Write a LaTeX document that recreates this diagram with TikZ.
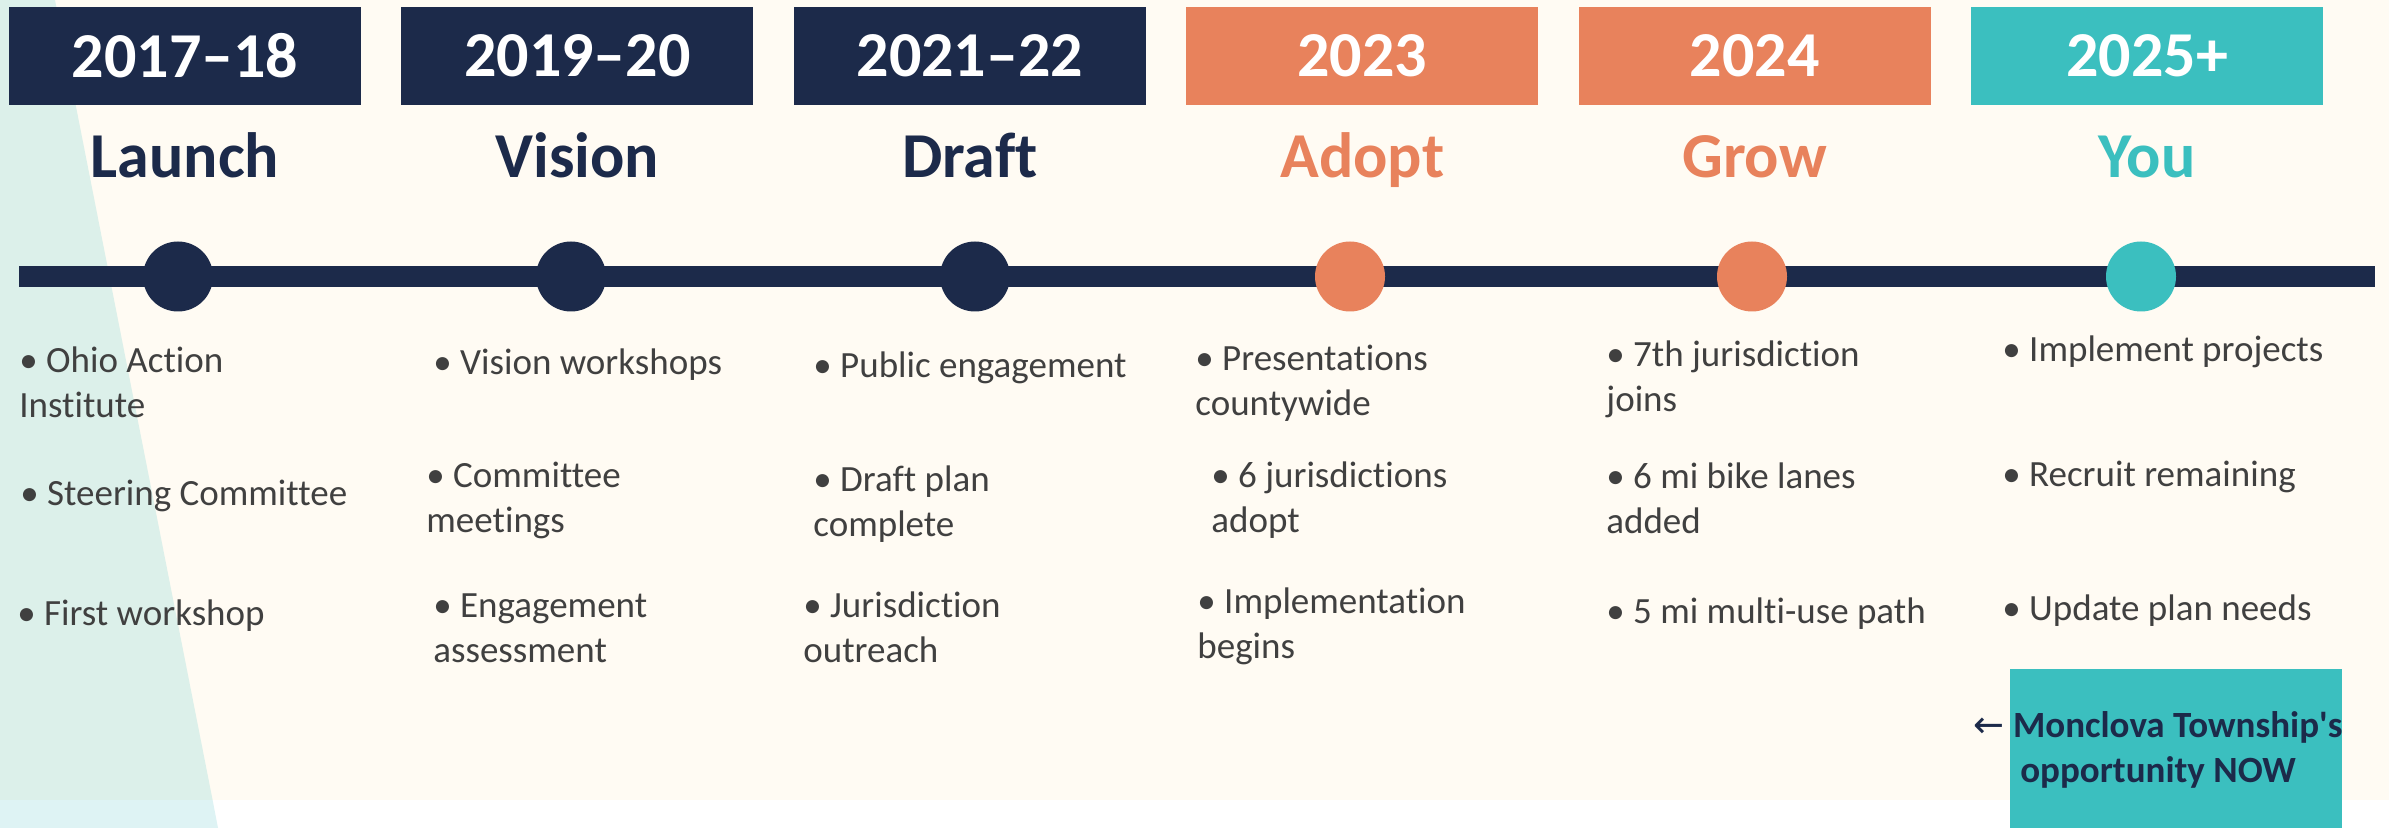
\documentclass[tikz,border=0pt]{standalone}
\usepackage{fontspec}
\setmainfont{Carlito}[Ligatures=NoCommon]
\newfontfamily\arrowfont{DejaVu Sans}
\usetikzlibrary{positioning}

\definecolor{navy}{HTML}{1C2A4A}
\definecolor{coral}{HTML}{E8825C}
\definecolor{aqua}{HTML}{3BBFBF}
\definecolor{cream}{HTML}{FFFBF3}
\definecolor{mint}{RGB}{220,240,234}
\definecolor{ice}{RGB}{222,243,244}
\definecolor{ink}{HTML}{404040}

\tikzset{
  yearbox/.style={fill=#1, text=white, font=\fontsize{32}{38}\selectfont\bfseries,
    minimum width=176pt, minimum height=49pt, inner sep=0pt},
  phase/.style={text=#1, font=\fontsize{32}{38}\selectfont\bfseries, anchor=base, inner sep=0pt},
  milestone/.style={circle, fill=#1, minimum size=35pt, inner sep=0pt},
  bullettext/.style={anchor=base west, align=left, text=ink,
    font=\fontsize{18.5}{22.5}\selectfont, inner sep=0pt},
  bar/.style={draw=navy, line width=10.5pt},
}

\begin{document}
\begin{tikzpicture}[x=0.5pt,y=-0.5pt]
   \useasboundingbox (0,0) rectangle (2389,828);
   %BACKGROUND
   \fill[white] (0,0) rectangle (2389,828);
   \fill[cream] (0,0) rectangle (2389,800);
   \fill[mint] (0,0) -- (55,0) -- (212.6,800) -- (0,800) -- cycle;
   \fill[ice] (0,800) -- (212.6,800) -- (218,828) -- (0,828) -- cycle;

   %YEARS
   \node[yearbox=navy] (y1) at (185,56) {2017–18};
   \node[yearbox=navy] (y2) at (577.4,56) {2019–20};
   \node[yearbox=navy] (y3) at (969.8,56) {2021–22};
   \node[yearbox=coral] (y4) at (1362.2,56) {2023};
   \node[yearbox=coral] (y5) at (1754.6,56) {2024};
   \node[yearbox=aqua] (y6) at (2147,56) {2025+};

   %PHASES
   \node[phase=navy] (p1) at (185,178) {Launch};
   \node[phase=navy] (p2) at (577.4,178) {Vision};
   \node[phase=navy] (p3) at (969.8,178) {Draft};
   \node[phase=coral] (p4) at (1362.2,178) {Adopt};
   \node[phase=coral] (p5) at (1754.6,178) {Grow};
   \node[phase=aqua] (p6) at (2147,178) {You};

   %TIMELINE
   \coordinate (lstart) at (19,276.5);
   \coordinate (lend) at (2375,276.5);
   \draw[bar] (lstart) -- (lend);
   \node[milestone=navy] (m1) at (178,276.5) {};
   \node[milestone=navy] (m2) at (571,276.5) {};
   \node[milestone=navy] (m3) at (975,276.5) {};
   \node[milestone=coral] (m4) at (1350,276.5) {};
   \node[milestone=coral] (m5) at (1752,276.5) {};
   \node[milestone=aqua] (m6) at (2141,276.5) {};

   %2017-18 (base = last line)
   \node[bullettext] (a1) at (19,418) {• Ohio Action\\Institute};
   \node[bullettext] (a2) at (20,506) {• Steering Committee};
   \node[bullettext] (a3) at (17,625) {• First workshop};

   %2019-20
   \node[bullettext] (b1) at (433,375) {• Vision workshops};
   \node[bullettext] (b2) at (426,532) {• Committee\\meetings};
   \node[bullettext] (b3) at (433,662) {• Engagement\\assessment};

   %2021-22
   \node[bullettext] (c1) at (813,378) {• Public engagement};
   \node[bullettext] (c2) at (813,537) {• Draft plan\\complete};
   \node[bullettext] (c3) at (803,662) {• Jurisdiction\\outreach};

   %2023
   \node[bullettext] (d1) at (1195,416) {• Presentations\\countywide};
   \node[bullettext] (d2) at (1211,532) {• 6 jurisdictions\\adopt};
   \node[bullettext] (d3) at (1197,658) {• Implementation\\begins};

   %2024
   \node[bullettext] (e1) at (1606,412) {• 7th jurisdiction\\joins};
   \node[bullettext] (e2) at (1606,533) {• 6 mi bike lanes\\added};
   \node[bullettext] (e3) at (1606,623) {• 5 mi multi-use path};

   %2025+
   \node[bullettext] (f1) at (2002,362) {• Implement projects};
   \node[bullettext] (f2) at (2002,487) {• Recruit remaining};
   \node[bullettext] (f3) at (2002,620) {• Update plan needs};

   %NOW
   \fill[aqua] (2010,669) rectangle (2342,828);
   \node[anchor=base, align=center, text=navy, inner sep=0pt,
     font=\fontsize{18.5}{22.5}\selectfont\bfseries] (now) at (2158,782)
     {{\arrowfont\mdseries ←} Monclova Township\textquotesingle s\\opportunity NOW};
\end{tikzpicture}
\end{document}
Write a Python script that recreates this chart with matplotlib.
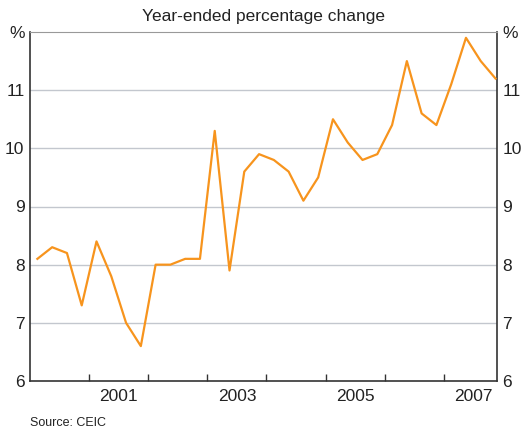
import numpy as np
import matplotlib.pyplot as plt

# quarterly, plotted mid-quarter
start_year = 2000.125
growth = [8.1, 8.3, 8.2, 7.3, 8.4, 7.8, 7.0, 6.6,
          8.0, 8.0, 8.1, 8.1, 10.3, 7.9, 9.6, 9.9,
          9.8, 9.6, 9.1, 9.5, 10.5, 10.1, 9.8, 9.9,
          10.4, 11.5, 10.6, 10.4, 11.1, 11.9, 11.5, 11.2]
year_ticks = [2001, 2002, 2003, 2004, 2005, 2006, 2007]
year_labels = ["2001", "2003", "2005", "2007"]
y_ticks = [6, 7, 8, 9, 10, 11, 12]
y_labels = ["6", "7", "8", "9", "10", "11", "%"]

x = start_year + 0.25 * np.arange(len(growth))

plt.rcParams['font.family'] = ['Liberation Sans', 'DejaVu Sans']

fig = plt.figure(figsize=(5.28, 4.30), dpi=100)
ax = fig.add_axes([30/528, 1 - 381/430, (497-30)/528, (381-32)/430])

ax.plot(x, growth, color="#F7941D", lw=1.6, zorder=3)

ax.set_xlim(2000.0, 2007.9)
ax.set_ylim(6, 12)

for v in y_ticks[1:-1]:
    ax.axhline(v, color="#C3C7CE", lw=1, zorder=1)

ax.set_yticks(y_ticks)
ax.set_yticklabels(y_labels)
ax.tick_params(axis="y", length=0, labelsize=12.5, pad=4, colors="#222222",
               labelright=True, right=False)

ax.set_xticks(year_ticks)
ax.set_xticklabels([])
ax.set_xticks([int(l) + 0.5 for l in year_labels], minor=True)
ax.set_xticklabels(year_labels, minor=True)
ax.tick_params(axis="x", which="major", direction="in", length=5, width=1, color="#333333")
ax.tick_params(axis="x", which="minor", length=0, labelsize=12.5, pad=6, colors="#222222")

for s in ax.spines.values():
    s.set_color("#333333")
    s.set_linewidth(1.2)
ax.spines["top"].set_color("#999999")
ax.spines["top"].set_linewidth(0.8)

fig.text(0.5, 1 - 17/430, "Year-ended percentage change", ha="center", va="center",
         fontsize=12.5, color="#222222")
fig.text(30/528, 1 - 423/430, "Source: CEIC", ha="left", va="center",
         fontsize=9, color="#222222")

fig.savefig("out.png", dpi=100)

### PROBLEM
Without including any picture, repeat the data exactly.

### TASK RESPONSE
Write a LaTeX document that recreates this diagram with TikZ.
\documentclass[tikz,border=0pt]{standalone}
\usepackage{fontspec}
\setmainfont{Carlito}[Ligatures=NoCommon]
\newfontfamily\arrowfont{DejaVu Sans}
\usetikzlibrary{positioning}

\definecolor{navy}{HTML}{1C2A4A}
\definecolor{coral}{HTML}{E8825C}
\definecolor{aqua}{HTML}{3BBFBF}
\definecolor{cream}{HTML}{FFFBF3}
\definecolor{mint}{RGB}{220,240,234}
\definecolor{ice}{RGB}{222,243,244}
\definecolor{ink}{HTML}{404040}

\tikzset{
  yearbox/.style={fill=#1, text=white, font=\fontsize{32}{38}\selectfont\bfseries,
    minimum width=176pt, minimum height=49pt, inner sep=0pt},
  phase/.style={text=#1, font=\fontsize{32}{38}\selectfont\bfseries, anchor=base, inner sep=0pt},
  milestone/.style={circle, fill=#1, minimum size=35pt, inner sep=0pt},
  bullettext/.style={anchor=base west, align=left, text=ink,
    font=\fontsize{18.5}{22.5}\selectfont, inner sep=0pt},
  bar/.style={draw=navy, line width=10.5pt},
}

\begin{document}
\begin{tikzpicture}[x=0.5pt,y=-0.5pt]
   \useasboundingbox (0,0) rectangle (2389,828);
   %BACKGROUND
   \fill[white] (0,0) rectangle (2389,828);
   \fill[cream] (0,0) rectangle (2389,800);
   \fill[mint] (0,0) -- (55,0) -- (212.6,800) -- (0,800) -- cycle;
   \fill[ice] (0,800) -- (212.6,800) -- (218,828) -- (0,828) -- cycle;

   %YEARS
   \node[yearbox=navy] (y1) at (185,56) {2017–18};
   \node[yearbox=navy] (y2) at (577.4,56) {2019–20};
   \node[yearbox=navy] (y3) at (969.8,56) {2021–22};
   \node[yearbox=coral] (y4) at (1362.2,56) {2023};
   \node[yearbox=coral] (y5) at (1754.6,56) {2024};
   \node[yearbox=aqua] (y6) at (2147,56) {2025+};

   %PHASES
   \node[phase=navy] (p1) at (185,178) {Launch};
   \node[phase=navy] (p2) at (577.4,178) {Vision};
   \node[phase=navy] (p3) at (969.8,178) {Draft};
   \node[phase=coral] (p4) at (1362.2,178) {Adopt};
   \node[phase=coral] (p5) at (1754.6,178) {Grow};
   \node[phase=aqua] (p6) at (2147,178) {You};

   %TIMELINE
   \coordinate (lstart) at (19,276.5);
   \coordinate (lend) at (2375,276.5);
   \draw[bar] (lstart) -- (lend);
   \node[milestone=navy] (m1) at (178,276.5) {};
   \node[milestone=navy] (m2) at (571,276.5) {};
   \node[milestone=navy] (m3) at (975,276.5) {};
   \node[milestone=coral] (m4) at (1350,276.5) {};
   \node[milestone=coral] (m5) at (1752,276.5) {};
   \node[milestone=aqua] (m6) at (2141,276.5) {};

   %2017-18 (base = last line)
   \node[bullettext] (a1) at (19,418) {• Ohio Action\\Institute};
   \node[bullettext] (a2) at (20,506) {• Steering Committee};
   \node[bullettext] (a3) at (17,625) {• First workshop};

   %2019-20
   \node[bullettext] (b1) at (433,375) {• Vision workshops};
   \node[bullettext] (b2) at (426,532) {• Committee\\meetings};
   \node[bullettext] (b3) at (433,662) {• Engagement\\assessment};

   %2021-22
   \node[bullettext] (c1) at (813,378) {• Public engagement};
   \node[bullettext] (c2) at (813,537) {• Draft plan\\complete};
   \node[bullettext] (c3) at (803,662) {• Jurisdiction\\outreach};

   %2023
   \node[bullettext] (d1) at (1195,416) {• Presentations\\countywide};
   \node[bullettext] (d2) at (1211,532) {• 6 jurisdictions\\adopt};
   \node[bullettext] (d3) at (1197,658) {• Implementation\\begins};

   %2024
   \node[bullettext] (e1) at (1606,412) {• 7th jurisdiction\\joins};
   \node[bullettext] (e2) at (1606,533) {• 6 mi bike lanes\\added};
   \node[bullettext] (e3) at (1606,623) {• 5 mi multi-use path};

   %2025+
   \node[bullettext] (f1) at (2002,362) {• Implement projects};
   \node[bullettext] (f2) at (2002,487) {• Recruit remaining};
   \node[bullettext] (f3) at (2002,620) {• Update plan needs};

   %NOW
   \fill[aqua] (2010,669) rectangle (2342,828);
   \node[anchor=base, align=center, text=navy, inner sep=0pt,
     font=\fontsize{18.5}{22.5}\selectfont\bfseries] (now) at (2158,782)
     {{\arrowfont\mdseries ←} Monclova Township\textquotesingle s\\opportunity NOW};
\end{tikzpicture}
\end{document}
Write a Python script that recreates this chart with matplotlib.
import numpy as np
import matplotlib.pyplot as plt

# quarterly, plotted mid-quarter
start_year = 2000.125
growth = [8.1, 8.3, 8.2, 7.3, 8.4, 7.8, 7.0, 6.6,
          8.0, 8.0, 8.1, 8.1, 10.3, 7.9, 9.6, 9.9,
          9.8, 9.6, 9.1, 9.5, 10.5, 10.1, 9.8, 9.9,
          10.4, 11.5, 10.6, 10.4, 11.1, 11.9, 11.5, 11.2]
year_ticks = [2001, 2002, 2003, 2004, 2005, 2006, 2007]
year_labels = ["2001", "2003", "2005", "2007"]
y_ticks = [6, 7, 8, 9, 10, 11, 12]
y_labels = ["6", "7", "8", "9", "10", "11", "%"]

x = start_year + 0.25 * np.arange(len(growth))

plt.rcParams['font.family'] = ['Liberation Sans', 'DejaVu Sans']

fig = plt.figure(figsize=(5.28, 4.30), dpi=100)
ax = fig.add_axes([30/528, 1 - 381/430, (497-30)/528, (381-32)/430])

ax.plot(x, growth, color="#F7941D", lw=1.6, zorder=3)

ax.set_xlim(2000.0, 2007.9)
ax.set_ylim(6, 12)

for v in y_ticks[1:-1]:
    ax.axhline(v, color="#C3C7CE", lw=1, zorder=1)

ax.set_yticks(y_ticks)
ax.set_yticklabels(y_labels)
ax.tick_params(axis="y", length=0, labelsize=12.5, pad=4, colors="#222222",
               labelright=True, right=False)

ax.set_xticks(year_ticks)
ax.set_xticklabels([])
ax.set_xticks([int(l) + 0.5 for l in year_labels], minor=True)
ax.set_xticklabels(year_labels, minor=True)
ax.tick_params(axis="x", which="major", direction="in", length=5, width=1, color="#333333")
ax.tick_params(axis="x", which="minor", length=0, labelsize=12.5, pad=6, colors="#222222")

for s in ax.spines.values():
    s.set_color("#333333")
    s.set_linewidth(1.2)
ax.spines["top"].set_color("#999999")
ax.spines["top"].set_linewidth(0.8)

fig.text(0.5, 1 - 17/430, "Year-ended percentage change", ha="center", va="center",
         fontsize=12.5, color="#222222")
fig.text(30/528, 1 - 423/430, "Source: CEIC", ha="left", va="center",
         fontsize=9, color="#222222")

fig.savefig("out.png", dpi=100)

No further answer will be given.